Clinton on Thursday won the endorsement of the Congressional Black Caucus, a significant ally as Sanders tries to make inroads among African-American voters.
The shift to more diverse states raises the stakes for Thursday's debate. When the two took the stage last week for their first one-on-one encounter of the campaign, they clashed sharply over their progressive credentials.
Some of Clinton's top donors said they thought she performed well under pressure, as during her 11 hours of testimony to a congressional panel investigating the 2012 attacks on the diplomatic compound in Benghazi, Libya, and in the grueling 2008 nominating battle she lost to Obama.
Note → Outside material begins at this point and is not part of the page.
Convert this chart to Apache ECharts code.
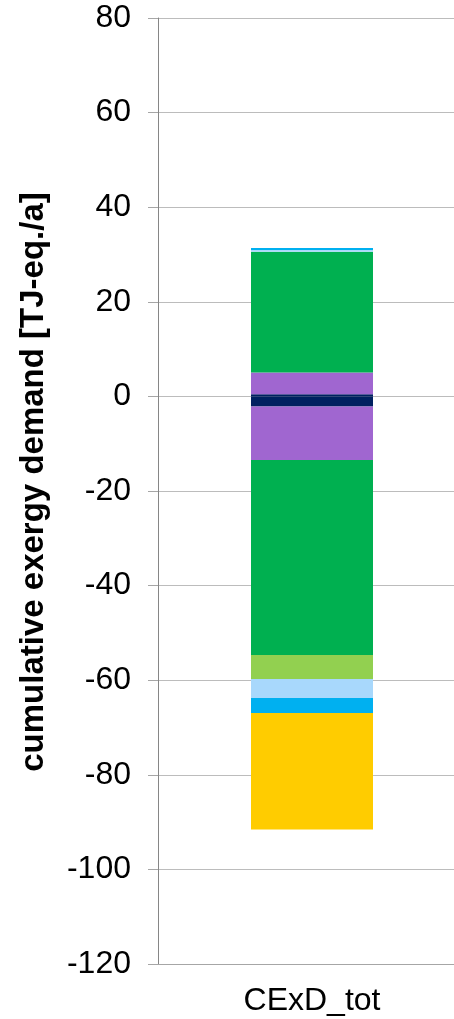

But there was a familiar feel to Clinton's flameout in New Hampshire, said critics of her campaign, as well as some major Obama donors who have yet to commit to her.
"It's the same movie, all over again," said a lead Obama fundraiser, Kirk Dornbush, a San Francisco biotechnology executive who has not yet committed to a candidate.
"It's 2008, running with the inevitability cloak and having that fail miserably."
About half of 17 Clinton donors contacted by Reuters on Wednesday said they felt she needed to project more of her personality in intimate settings, showing the "warm, genuine affable, and funny" person they know.
Most donors expressed confidence that Clinton's campaign would be on more solid ground by the Super Tuesday voting on March 1, when Democrats cast ballots in 11 states.
"I would have been prepared for her to lose the first two states because they were so favorable to Bernie Sanders," said Carrin Patman, a partner at Houston law firm Bracewell who has raised $250,000 for Clinton.
"For me, it doesn't make me feel she needs to retool. Super Tuesday is just around the corner."